Question

A random variable has the following probability distribution:

$X$	1	2	3	4
$p\left( X \right)$	$k$	$2k$	$2k$	$4k$

Then the mean of X is
A. 3
B. 1
C. 4
D. 2

Answer 1

Hint: We use the known probability distribution theorems like ${{\mu }_{x}}=\sum{X\times p\left( X \right)}$ and $\sum{p\left( X \right)}=1$. We take the values and simplify to find the value of $k$. We put the value in the equation of ${{\mu }_{x}}=\sum{X\times p\left( X \right)}$ to find the mean.

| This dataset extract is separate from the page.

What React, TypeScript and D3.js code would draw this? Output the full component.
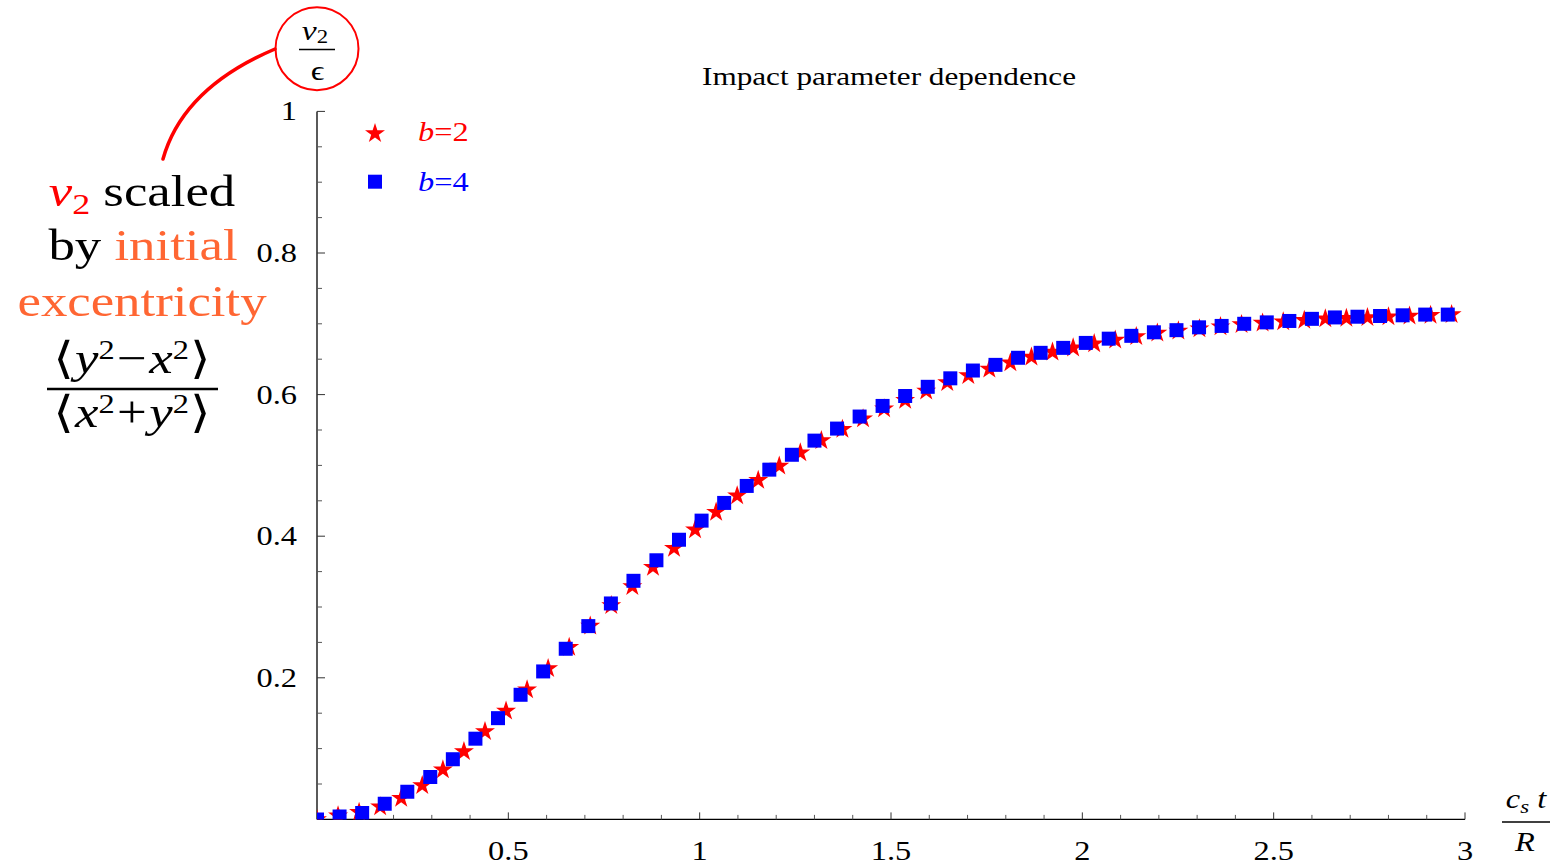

Complete step by step answer:
For the given probability distribution of the random variable

$X$	1	2	3	4
$p\left( X \right)$	$k$	$2k$	$2k$	$4k$

In the given table we denote the given distribution as the expectations of the variables. The theorem varies for discrete variables.
We use some theorem where if ${{\mu }_{x}}$ is the mean then ${{\mu }_{x}}=\sum{X\times p\left( X \right)}$ and $\sum{p\left( X \right)}=1$.
Using the second theorem we get $k+2k+2k+4k=1$.
On simplification this gives $9k=1\Rightarrow k=\dfrac{1}{9}$.
Now we try to find the mean value which gives
${{\mu }_{x}}=\sum{X\times p\left( X \right)}=1\times k+2\times 2k+3\times 2k+4\times 4k=27k$.
We put the value of $k$ in the expression of ${{\mu }_{x}}=27k$ to get ${{\mu }_{x}}=\dfrac{27}{9}=3$
Therefore, the mean value is 3.

So, the correct answer is “Option A”.

Note: Usually the average is very different from the mean or average with probability distribution. The respective ratio gives the probability instead of values. Distribution represents the results from a simple experiment where there is “success” or “failure.”